### DATA SHOWN
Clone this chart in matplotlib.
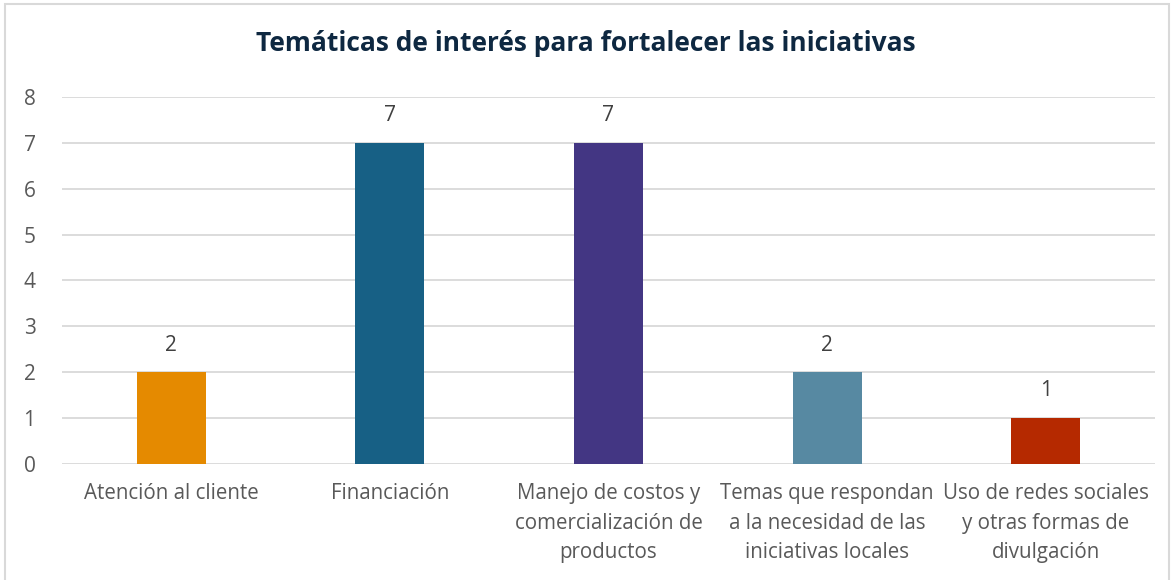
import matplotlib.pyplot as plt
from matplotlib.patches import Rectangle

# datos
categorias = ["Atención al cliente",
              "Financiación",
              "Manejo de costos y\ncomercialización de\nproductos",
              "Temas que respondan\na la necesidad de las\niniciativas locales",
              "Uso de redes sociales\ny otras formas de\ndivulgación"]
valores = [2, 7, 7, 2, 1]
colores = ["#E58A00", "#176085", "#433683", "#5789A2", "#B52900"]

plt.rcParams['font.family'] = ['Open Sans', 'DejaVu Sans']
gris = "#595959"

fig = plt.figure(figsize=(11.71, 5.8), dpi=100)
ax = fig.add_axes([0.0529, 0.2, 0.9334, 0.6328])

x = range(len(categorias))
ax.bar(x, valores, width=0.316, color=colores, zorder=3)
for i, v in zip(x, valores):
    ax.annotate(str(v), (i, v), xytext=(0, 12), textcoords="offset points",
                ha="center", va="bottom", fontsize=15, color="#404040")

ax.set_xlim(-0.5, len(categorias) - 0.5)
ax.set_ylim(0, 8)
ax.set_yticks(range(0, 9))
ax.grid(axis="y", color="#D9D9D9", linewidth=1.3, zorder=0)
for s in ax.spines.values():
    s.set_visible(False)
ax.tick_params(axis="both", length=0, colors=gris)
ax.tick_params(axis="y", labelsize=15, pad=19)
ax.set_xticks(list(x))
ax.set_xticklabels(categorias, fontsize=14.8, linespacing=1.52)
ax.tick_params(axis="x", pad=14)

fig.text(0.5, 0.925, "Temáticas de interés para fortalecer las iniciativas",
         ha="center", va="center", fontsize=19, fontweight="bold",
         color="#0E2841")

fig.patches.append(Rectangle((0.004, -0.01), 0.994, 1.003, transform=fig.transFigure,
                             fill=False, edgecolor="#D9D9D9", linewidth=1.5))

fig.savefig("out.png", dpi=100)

### WHAT IS ASKED
Give again, exactly, the lines from the start of the data through the one holding "from matplotlib.patches import Rectangle"; omit the pictures.

### EXERCISE ANSWER
Clone this chart in matplotlib.
import matplotlib.pyplot as plt
from matplotlib.patches import Rectangle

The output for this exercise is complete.